Crouch Vale Brewery was established in 1981 by two beer enthusiasts. Financed by a bank overdraft, Colin Bocking and Rob Walster signed a 25-year lease on a new industrial building in South Woodham Ferrers, Essex. Various second-hand items of plant and equipment were acquired adapted and assembled, with almost all of the work being carried out by the founders themselves. After some months of toil, the first brew took place on 3rd October 1981. It was not a trouble-free event but the beer, Crouch Vale Best Bitter (all-malt mash, hopped with English Fuggles and Goldings, and fermented with a yeast cadged from Youngs of Wandsworth) wasn’t bad. From a perhaps slightly inauspicious start, Crouch Vale Brewery was born!
The following years saw expansion of the beer range and distribution area as well as the acquisition in 1986, of the first Crouch Vale pub – The Cap and Feathers, in Tillingham.
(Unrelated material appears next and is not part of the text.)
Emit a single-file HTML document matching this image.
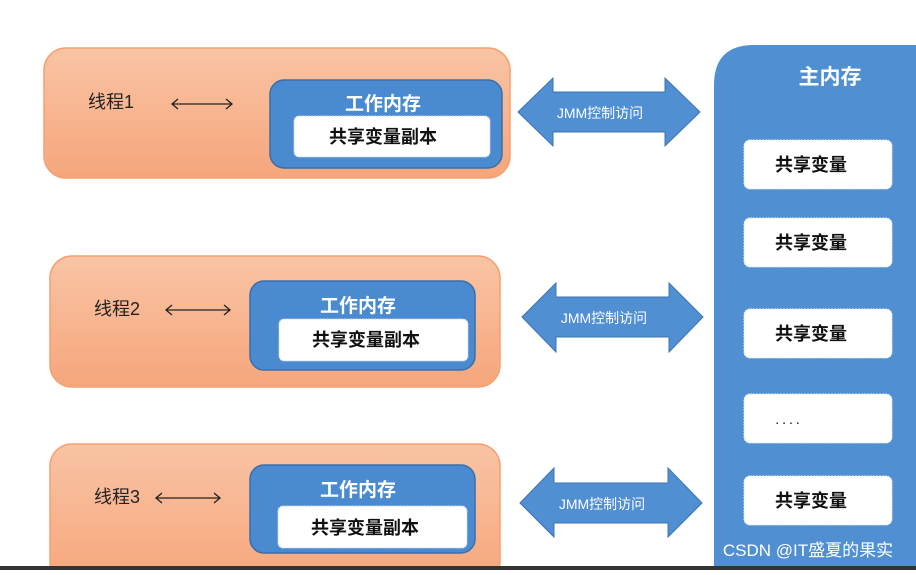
<!DOCTYPE html>
<html><head><meta charset="utf-8"><style>
html,body{margin:0;padding:0;background:#fff;}
text{font-family:"Liberation Sans","Noto Sans CJK SC",sans-serif;}
</style></head><body>
<svg width="916" height="570" xmlns="http://www.w3.org/2000/svg">
<defs>
<linearGradient id="og" x1="0" y1="0" x2="0" y2="1"><stop offset="0" stop-color="#f9c4a4"/><stop offset="1" stop-color="#f6a67c"/></linearGradient>
</defs>
<rect width="916" height="570" fill="#fff"/>
<!-- main memory -->
<path d="M714 85 Q714 45 754 45 L916 45 L916 570 L714 570 Z" fill="#5090d2"/>
<text x="830" y="84" font-size="21" fill="#fff" text-anchor="middle" font-weight="bold">主内存</text>
<g fill="#fff" stroke="#dfe8f2" stroke-dasharray="2 1">
<rect x="744" y="140" width="148" height="49" rx="6"/>
<rect x="744" y="218" width="148" height="49" rx="6"/>
<rect x="744" y="309" width="148" height="49" rx="6"/>
<rect x="744" y="394" width="148" height="49" rx="6"/>
<rect x="744" y="476" width="148" height="49" rx="6"/>
</g>
<g font-size="18" fill="#111" text-anchor="middle" font-weight="bold">
<text x="811" y="171">共享变量</text>
<text x="811" y="249">共享变量</text>
<text x="811" y="340">共享变量</text>
<text x="789" y="424" font-size="14" font-weight="normal" letter-spacing="3">....</text>
<text x="811" y="507">共享变量</text>
</g>
<!-- threads -->
<g stroke="#f5a070" stroke-width="1.5" fill="url(#og)">
<rect x="44" y="48" width="466" height="130" rx="22"/>
<rect x="50" y="256" width="450" height="131" rx="22"/>
<rect x="50" y="444" width="450" height="140" rx="22"/>
</g>
<g fill="#4a8ad0" stroke="#3b6ea8" stroke-width="1.5">
<rect x="270" y="80" width="232" height="88" rx="14"/>
<rect x="250" y="281" width="225" height="89" rx="14"/>
<rect x="250" y="465" width="225" height="88" rx="14"/>
</g>
<g fill="#fff" stroke="#c9d8ea" stroke-dasharray="2 1">
<rect x="294" y="116" width="196" height="41" rx="5"/>
<rect x="279" y="319" width="189" height="42" rx="5"/>
<rect x="278" y="506" width="189" height="42" rx="5"/>
</g>
<g font-size="19" fill="#fff" text-anchor="middle" font-weight="bold">
<text x="383" y="110">工作内存</text>
<text x="358" y="312">工作内存</text>
<text x="358" y="496">工作内存</text>
</g>
<g font-size="18" fill="#111" text-anchor="middle" font-weight="bold">
<text x="383" y="143">共享变量副本</text>
<text x="366" y="346">共享变量副本</text>
<text x="365" y="534">共享变量副本</text>
</g>
<g font-size="18" fill="#222">
<text x="88" y="108">线程1</text>
<text x="94" y="315">线程2</text>
<text x="94" y="503">线程3</text>
</g>
<g stroke="#222" stroke-width="1.3" fill="none">
<path d="M172 104 H232 M178 99 L172 104 L178 109 M226 99 L232 104 L226 109"/>
<path d="M166 310 H230 M172 305 L166 310 L172 315 M224 305 L230 310 L224 315"/>
<path d="M156 498 H220 M162 493 L156 498 L162 503 M214 493 L220 498 L214 503"/>
</g>
<!-- double arrows -->
<g fill="#4f8fd2" stroke="#3d74b0" stroke-width="1">
<path d="M518 112 L553 78 L553 92 L665 92 L665 78 L700 112 L665 146 L665 132 L553 132 L553 146 Z"/>
<path d="M522 317 L556 283 L556 297 L669 297 L669 283 L703 317 L669 352 L669 337 L556 337 L556 352 Z"/>
<path d="M520 503 L554 468 L554 483 L668 483 L668 468 L702 503 L668 537 L668 523 L554 523 L554 537 Z"/>
</g>
<g font-size="14" fill="#fff" text-anchor="middle">
<text x="600" y="118">JMM控制访问</text>
<text x="604" y="323">JMM控制访问</text>
<text x="602" y="509">JMM控制访问</text>
</g>
<text x="808" y="556" font-size="17" fill="#fff" text-anchor="middle">CSDN @IT盛夏的果实</text>
<rect x="0" y="566" width="916" height="4" fill="#333"/>
</svg>
</body></html>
A second pub, The Queens Head in Chelmsford, was acquired in 1998 and remains ours today. It was some years before the awards began to trickle in, but the trickle became a flood with the winning of the ultimate cask ale accolade – CAMRA’s “Supreme Champion Beer of Britain”, gained by Brewers Gold in both 2005 and 2006. Brewers Gold is an extremely drinkable 4% a.b.v., and now accounts for over 60% of our production. It is acclaimed worldwide as a leading example of the ‘Golden Ale’ style, with wonderful aromas and flavour, from carefully selected ingredients.
With the expiry of the original lease and demand exceeding the brewery’s capacity to supply, the decision was taken to move to new larger premises on the other side of the town, in 2006. Unlike the original plant which was cobbled up from whatever was available cheaply, the new brewery was purpose-built and capable of much more consistent and better product quality. However, the original production ethos was (and still is) maintained – ingredients are purchased on quality rather than price and the brewery is still manned by real people, who hand-craft the beers.
Clearly the passage of time has been kind to the business but not, sadly, to the founders themselves. Colin remains at the helm of the company, somewhat disheveled but still making great tea. The other founder (Rob Walster) is no longer involved in the brewery but sells plenty of its produce at his terribly lovely pub, The Prince Of Wales at Stow Maries.